As spring creeps toward summer and Year 4 of the Billy Napier era at the University of Florida edges ever closer, it’s worth thinking about how Napier defied the odds just getting here.
Napier was nearly dismissed, his fate all but certain after a tumultuous first month of the 2024 season that saw the Gators routed twice on their home field by Miami and Texas A&M.
A season-ending injury to senior quarterback Graham Mertz in an overtime loss at Tennessee only escalated tensions, with the Gators dropping to 1-7 in rivalry contests under Napier following the defeat and facing the prospect of playing their final 6 games without their starting quarterback. With the Gators sitting at 3-3 and games against several ranked opponents remaining, Florida’s bowl hopes — and Napier’s future in Gainesville — seemed bleak.

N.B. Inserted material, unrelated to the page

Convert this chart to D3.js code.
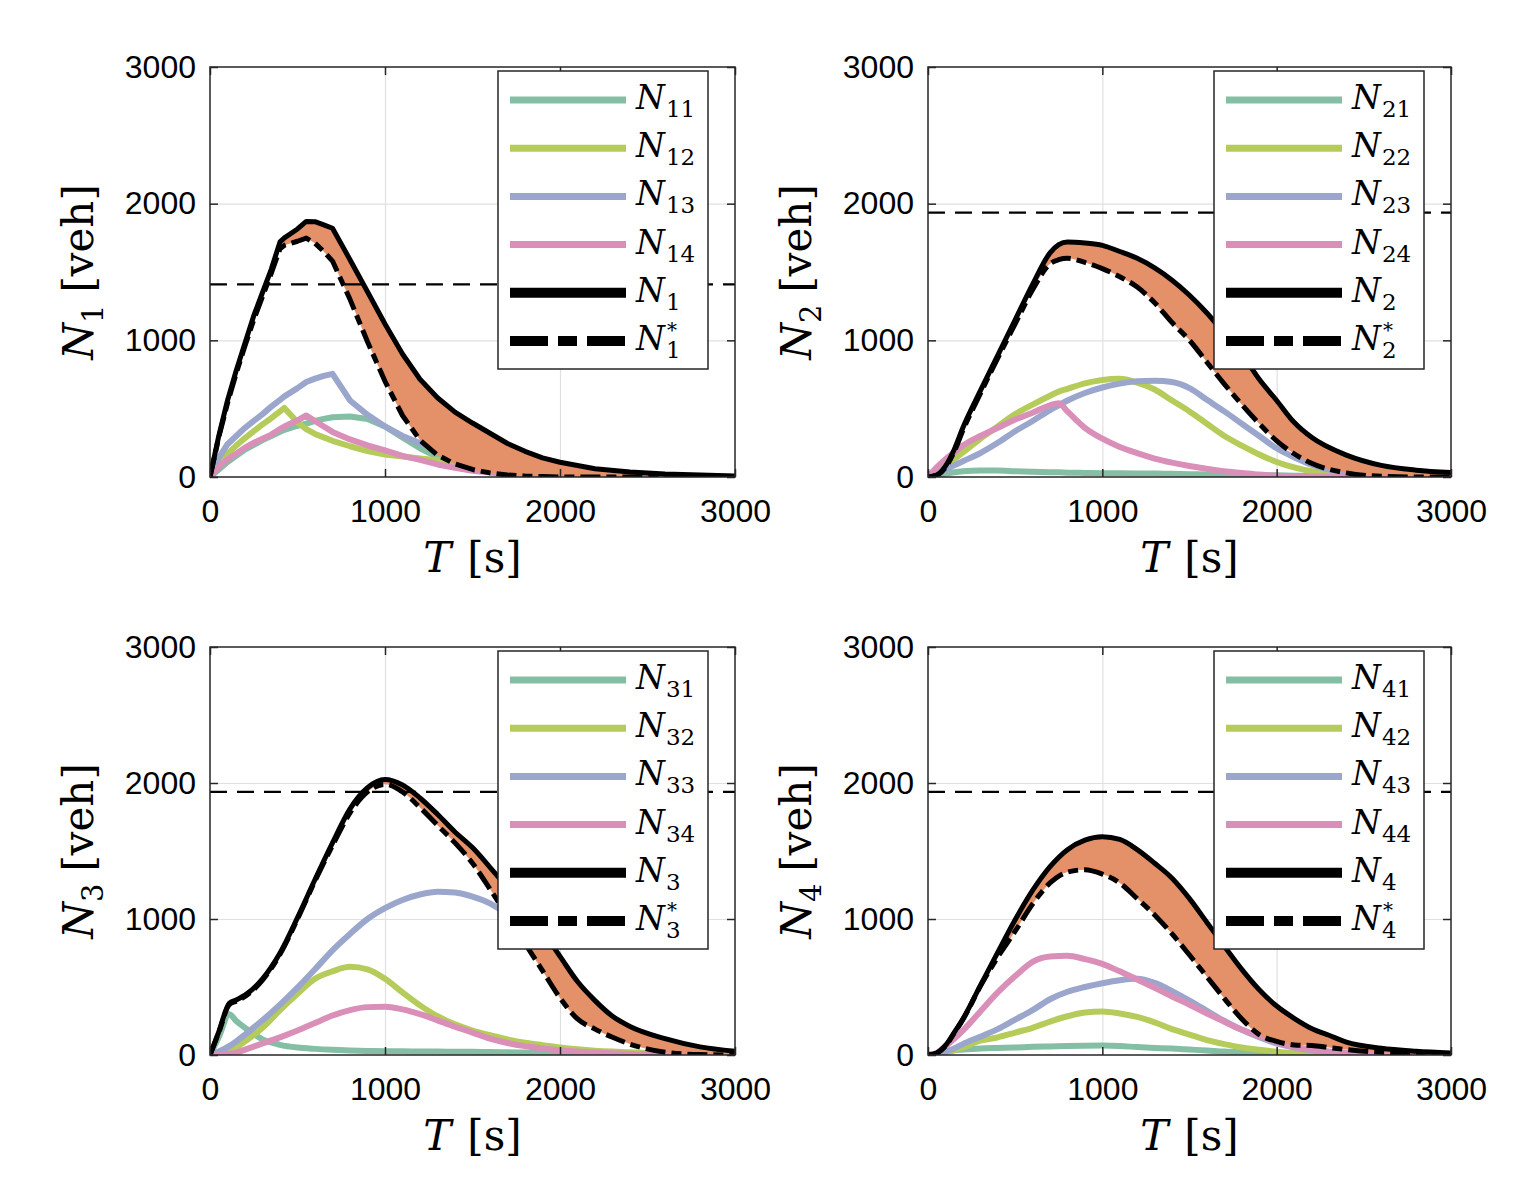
<!DOCTYPE html>
<html><head><meta charset="utf-8">
<script src="https://cdn.jsdelivr.net/npm/d3@7"></script>
<style>body{margin:0;background:#fff}</style>
</head><body>
<svg id="c" width="1532" height="1186"></svg>
<script>
// ---------- DATA ----------
const xTicks = [0, 1000, 2000, 3000];
const yTicks = [0, 1000, 2000, 3000];

// Panel 1
const t1  = [0,50,100,150,200,250,300,350,400,425,500,550,600,650,700,800,900,1000,1100,1200,1300,1400,1500,1600,1700,1800,1900,2000,2200,2400,2600,2800,3000];
const N11 = [0,55,110,155,200,235,270,300,330,345,375,390,410,425,437,442,425,370,290,210,145,100,65,45,30,20,14,10,6,3,2,1,0];
const N12 = [0,100,170,230,285,335,385,430,480,505,400,350,315,290,265,225,190,165,150,135,122,100,70,50,35,25,18,13,7,4,2,1,0];
const N13 = [0,140,240,300,360,410,460,515,565,590,650,695,720,740,755,560,455,370,300,248,200,160,120,90,65,45,32,22,12,6,3,1,0];
const N14 = [0,75,130,170,215,250,280,310,350,370,415,450,410,370,330,275,232,195,155,125,92,68,45,32,19,12,8,6,4,2,1,0,0];
const N1  = [0,300,560,780,980,1180,1350,1520,1720,1750,1815,1870,1868,1845,1820,1590,1355,1120,900,715,580,475,395,320,245,188,140,108,60,37,22,14,8];
const N1s = [0,290,540,760,960,1150,1320,1490,1670,1695,1725,1748,1710,1650,1580,1300,990,700,450,270,160,95,55,30,14,7,3,0,0,0,0,0,0];
const cap1 = 1410;

// Panel 2
const t2  = [0,50,100,150,200,300,400,500,600,700,750,800,900,1000,1100,1200,1300,1400,1500,1600,1700,1800,1900,2000,2100,2200,2400,2600,2800,3000];
const N21 = [0,10,25,35,42,48,48,42,38,35,34,32,30,28,27,26,25,23,21,19,17,15,13,12,10,9,6,3,1,0];
const N22 = [0,35,80,130,180,280,370,460,530,595,625,645,685,710,718,690,640,560,480,390,300,230,165,110,70,42,18,6,2,0];
const N23 = [0,20,55,85,115,175,250,335,410,490,525,560,615,655,683,700,705,695,650,565,480,390,300,210,145,90,30,8,2,0];
const N24 = [0,70,130,180,230,300,360,420,470,525,540,480,360,280,220,175,135,105,80,60,42,30,18,10,6,4,2,1,0,0];
const N2  = [0,15,80,200,360,630,890,1150,1410,1640,1700,1720,1712,1695,1650,1600,1530,1440,1330,1200,1050,900,715,560,400,290,160,85,50,32];
const N2s = [0,12,70,185,340,610,870,1120,1370,1560,1590,1600,1570,1525,1465,1390,1275,1130,1000,840,680,530,390,265,170,100,30,5,0,0];
const cap2 = 1935;

// Panel 3
const t3  = [0,50,110,150,200,300,400,500,600,700,800,900,1000,1100,1200,1300,1400,1500,1600,1700,1800,1900,2000,2100,2200,2300,2400,2600,2800,3000];
const N31 = [0,130,300,250,200,115,75,55,45,38,33,30,28,27,26,25,24,23,22,20,18,16,14,12,10,8,7,4,2,0];
const N32 = [0,10,35,55,100,200,330,450,560,615,648,630,560,460,365,285,225,180,145,115,90,72,55,42,32,25,20,10,4,0];
const N33 = [0,25,65,100,150,255,370,495,630,770,890,1000,1080,1140,1180,1200,1195,1165,1115,1030,910,770,620,480,360,260,190,90,35,10];
const N34 = [0,3,10,18,40,85,130,180,235,290,330,352,355,335,300,255,208,165,120,88,65,48,35,26,18,12,8,4,2,0];
const N3  = [0,170,380,405,440,560,750,1010,1290,1560,1810,1965,2025,1985,1890,1770,1640,1525,1380,1230,1080,910,725,540,400,285,210,120,60,28];
const N3s = [0,165,370,395,430,550,740,1000,1280,1540,1780,1935,1990,1935,1820,1690,1560,1410,1220,1020,820,620,420,265,190,130,80,20,3,0];
const cap3 = 1935;

// Panel 4
const t4  = [0,50,100,150,200,300,400,500,600,700,800,900,1000,1100,1200,1300,1400,1500,1600,1700,1800,1900,2000,2100,2200,2300,2400,2600,2800,3000];
const N41 = [0,8,25,35,40,48,52,55,60,63,66,68,69,66,58,52,47,40,33,25,20,16,13,10,8,6,5,3,1,0];
const N42 = [0,5,20,35,55,105,130,165,200,245,285,312,320,305,280,240,190,150,110,80,55,38,24,15,10,6,4,2,1,0];
const N43 = [0,8,25,48,80,135,190,260,330,410,465,500,528,550,560,530,470,400,325,250,185,130,85,55,35,22,14,5,2,0];
const N44 = [0,15,65,120,180,320,460,580,685,725,730,705,670,615,555,495,430,370,305,245,185,140,95,60,40,25,17,8,3,0];
const N4  = [0,15,70,165,265,510,755,995,1210,1385,1510,1580,1605,1585,1510,1410,1300,1150,975,800,630,480,360,270,195,145,95,50,28,15];
const N4s = [0,13,65,160,260,505,720,910,1110,1265,1345,1362,1330,1265,1150,1030,890,735,575,415,265,150,100,74,70,55,40,20,10,5];
const cap4 = 1935;

const regionIds = ["1","2","3","4"];

// ---------- STYLE ----------
const partColors = ["#84bea4", "#b5cc5a", "#9ba6cc", "#da8fb9"];
const fillColor = "#e4916a";
const sansFont = "'Liberation Sans', Arial, Helvetica, sans-serif";
const serifFont = "'DejaVu Serif', 'Liberation Serif', 'Times New Roman', serif";

const panels = [
  {t:t1, parts:[N11,N12,N13,N14], tot:N1, opt:N1s, cap:cap1, id:regionIds[0], curve:d3.curveLinear},
  {t:t2, parts:[N21,N22,N23,N24], tot:N2, opt:N2s, cap:cap2, id:regionIds[1], curve:d3.curveMonotoneX},
  {t:t3, parts:[N31,N32,N33,N34], tot:N3, opt:N3s, cap:cap3, id:regionIds[2], curve:d3.curveMonotoneX},
  {t:t4, parts:[N41,N42,N43,N44], tot:N4, opt:N4s, cap:cap4, id:regionIds[3], curve:d3.curveMonotoneX}
];
const layout = [
  {x0:210, x1:735, y0:477, y1:67},
  {x0:928, x1:1451, y0:477, y1:67},
  {x0:210, x1:735, y0:1055, y1:647},
  {x0:928, x1:1451, y0:1055, y1:647}
];

const svg = d3.select("#c");
const defs = svg.append("defs");

panels.forEach((p, i) => {
  const L = layout[i];
  const x = d3.scaleLinear().domain([0,3000]).range([L.x0, L.x1]);
  const y = d3.scaleLinear().domain([0,3000]).range([L.y0, L.y1]);
  const g = svg.append("g");
  const cid = "clip" + i;
  defs.append("clipPath").attr("id", cid).append("rect")
    .attr("x", L.x0).attr("y", L.y1).attr("width", L.x1 - L.x0).attr("height", L.y0 - L.y1);

  // grid
  g.append("g").attr("transform", `translate(0,${L.y0})`)
    .call(d3.axisBottom(x).tickValues([1000,2000]).tickSize(-(L.y0 - L.y1)).tickFormat(""))
    .call(a => { a.select(".domain").remove(); a.selectAll("line").attr("stroke","#e0e0e0").attr("stroke-width",1.2); });
  g.append("g").attr("transform", `translate(${L.x0},0)`)
    .call(d3.axisLeft(y).tickValues([1000,2000]).tickSize(-(L.x1 - L.x0)).tickFormat(""))
    .call(a => { a.select(".domain").remove(); a.selectAll("line").attr("stroke","#e0e0e0").attr("stroke-width",1.2); });

  const plot = g.append("g").attr("clip-path", `url(#${cid})`);
  const lineGen = d3.line().x((d,j) => x(p.t[j])).y(d => y(d)).curve(p.curve);

  p.parts.forEach((arr, k) => {
    plot.append("path").attr("d", lineGen(arr)).attr("fill","none")
      .attr("stroke", partColors[k]).attr("stroke-width", 6).attr("stroke-linejoin","round");
  });

  const areaGen = d3.area().x((d,j) => x(p.t[j]))
    .y0((d,j) => y(p.opt[j])).y1((d,j) => y(p.tot[j])).curve(p.curve);
  plot.append("path").attr("d", areaGen(p.t)).attr("fill", fillColor).attr("stroke","none");

  plot.append("line").attr("x1", x(0)).attr("x2", x(3000)).attr("y1", y(p.cap)).attr("y2", y(p.cap))
    .attr("stroke","#000").attr("stroke-width",2.3).attr("stroke-dasharray","17,10");

  plot.append("path").attr("d", lineGen(p.tot)).attr("fill","none")
    .attr("stroke","#000").attr("stroke-width",5).attr("stroke-linejoin","round");
  plot.append("path").attr("d", lineGen(p.opt)).attr("fill","none")
    .attr("stroke","#000").attr("stroke-width",5).attr("stroke-linejoin","round")
    .attr("stroke-dasharray","20,6,10,6");

  // axes box
  g.append("rect").attr("x", L.x0).attr("y", L.y1).attr("width", L.x1 - L.x0).attr("height", L.y0 - L.y1)
    .attr("fill","none").attr("stroke","#262626").attr("stroke-width",1.5);

  const styleAxis = a => {
    a.select(".domain").remove();
    a.selectAll("line").attr("stroke","#262626").attr("stroke-width",1.5);
    a.selectAll("text").attr("font-family", sansFont).attr("font-size", 32).attr("fill","#000");
  };
  g.append("g").attr("transform", `translate(0,${L.y0})`)
    .call(d3.axisBottom(x).tickValues(xTicks).tickSizeInner(-8).tickSizeOuter(0).tickPadding(22).tickFormat(d3.format("d")))
    .call(styleAxis);
  g.append("g").attr("transform", `translate(0,${L.y1})`)
    .call(d3.axisTop(x).tickValues(xTicks).tickSizeInner(-8).tickSizeOuter(0).tickFormat(""))
    .call(styleAxis);
  g.append("g").attr("transform", `translate(${L.x0},0)`)
    .call(d3.axisLeft(y).tickValues(yTicks).tickSizeInner(-8).tickSizeOuter(0).tickPadding(14).tickFormat(d3.format("d")))
    .call(styleAxis);
  g.append("g").attr("transform", `translate(${L.x1},0)`)
    .call(d3.axisRight(y).tickValues(yTicks).tickSizeInner(-8).tickSizeOuter(0).tickFormat(""))
    .call(styleAxis);

  // axis labels
  const yl = g.append("text")
    .attr("transform", `translate(${L.x0 - 117},${(L.y0 + L.y1)/2}) rotate(-90)`)
    .attr("text-anchor","middle").attr("font-family", serifFont).attr("font-size",42)
    .attr("font-weight",300).attr("fill","#000");
  yl.append("tspan").attr("font-style","italic").text("N");
  yl.append("tspan").attr("font-size",29).attr("dy",10).text(p.id);
  yl.append("tspan").attr("dy",-10).attr("dx",12).text("[veh]");

  const xl = g.append("text")
    .attr("x", (L.x0 + L.x1)/2).attr("y", L.y0 + 95)
    .attr("text-anchor","middle").attr("font-family", serifFont).attr("font-size",42)
    .attr("font-weight",300).attr("fill","#000");
  xl.append("tspan").attr("font-style","italic").text("T");
  xl.append("tspan").attr("dx",16).text("[s]");

  // legend
  const lx = L.x1 - 237, ly = L.y1 + 4, lw = 210, lh = 298;
  const lg = g.append("g");
  lg.append("rect").attr("x", lx).attr("y", ly).attr("width", lw).attr("height", lh)
    .attr("fill","#fff").attr("stroke","#262626").attr("stroke-width",1.5);
  const entries = [
    {sub: p.id + "1", color: partColors[0], w: 7, dash: null},
    {sub: p.id + "2", color: partColors[1], w: 7, dash: null},
    {sub: p.id + "3", color: partColors[2], w: 7, dash: null},
    {sub: p.id + "4", color: partColors[3], w: 7, dash: null},
    {sub: p.id, color: "#000", w: 10, dash: null},
    {sub: p.id, color: "#000", w: 10, dash: "38,10,19,10", star: true}
  ];
  entries.forEach((e, k) => {
    const ey = L.y1 + 33 + k * 48.2;
    lg.append("line").attr("x1", L.x1 - 225).attr("x2", L.x1 - 109).attr("y1", ey).attr("y2", ey)
      .attr("stroke", e.color).attr("stroke-width", e.w).attr("stroke-dasharray", e.dash);
    const tx = L.x1 - 99;
    const txt = lg.append("text").attr("x", tx).attr("y", ey + 9)
      .attr("font-family", serifFont).attr("font-size", 33).attr("font-weight",300).attr("fill","#000");
    const nt = txt.append("tspan").attr("font-style","italic").text("N");
    txt.append("tspan").attr("font-size", 23).attr("dy", 8).attr("dx", 1).text(e.sub);
    if (e.star) {
      const nw = nt.node().getComputedTextLength();
      lg.append("text").attr("x", tx + nw + 2).attr("y", ey - 4)
        .attr("font-family", serifFont).attr("font-size", 20).attr("fill","#000").text("*");
    }
  });
});
</script>
</body></html>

That’s when DJ Lagway entered the chat.
The 2024 Florida plan with Lagway, the big armed Texan who was a 5-star recruit and the Gatorade National Player of the Year out of high school, had always been for him to play consistently, but in a defined backup role, behind Mertz.
Mertz’s season-ending injury against Tennessee changed everything.
Yes, Lagway shined in a spot start against Samford in Week 2, setting Florida freshman passing records for yards and touchdowns in a game after Mertz suffered a concussion late in the loss to Miami. But it was one thing to play brilliantly against an overmatched foe from the FCS, and quite another to be QB1 against one of the toughest October and November schedules in college football.
You already know the rest of the story.
Lagway went 6-0 in games he started and finished, earning Consensus Freshman All-American honors and powering the Gators to wins over a top-10 Ole Miss team, rivals LSU and FSU, and a 33-8 Gasparilla Bowl rout of Tulane in the process. The only game Lagway started and lost came against archrival Georgia, and the Gators appeared in control of that game before Lagway exited with an injury in the second quarter.
On the way, Lagway threw for 1,915 yards passing and 12 touchdowns, ranking 2nd in the SEC yards per attempt (10) and second in average depth of target (11.8) behind only Jaxson Dart of Ole Miss (10 yards per attempt, average depth of target 11.9), who was drafted in the first round of the NFL Draft last week.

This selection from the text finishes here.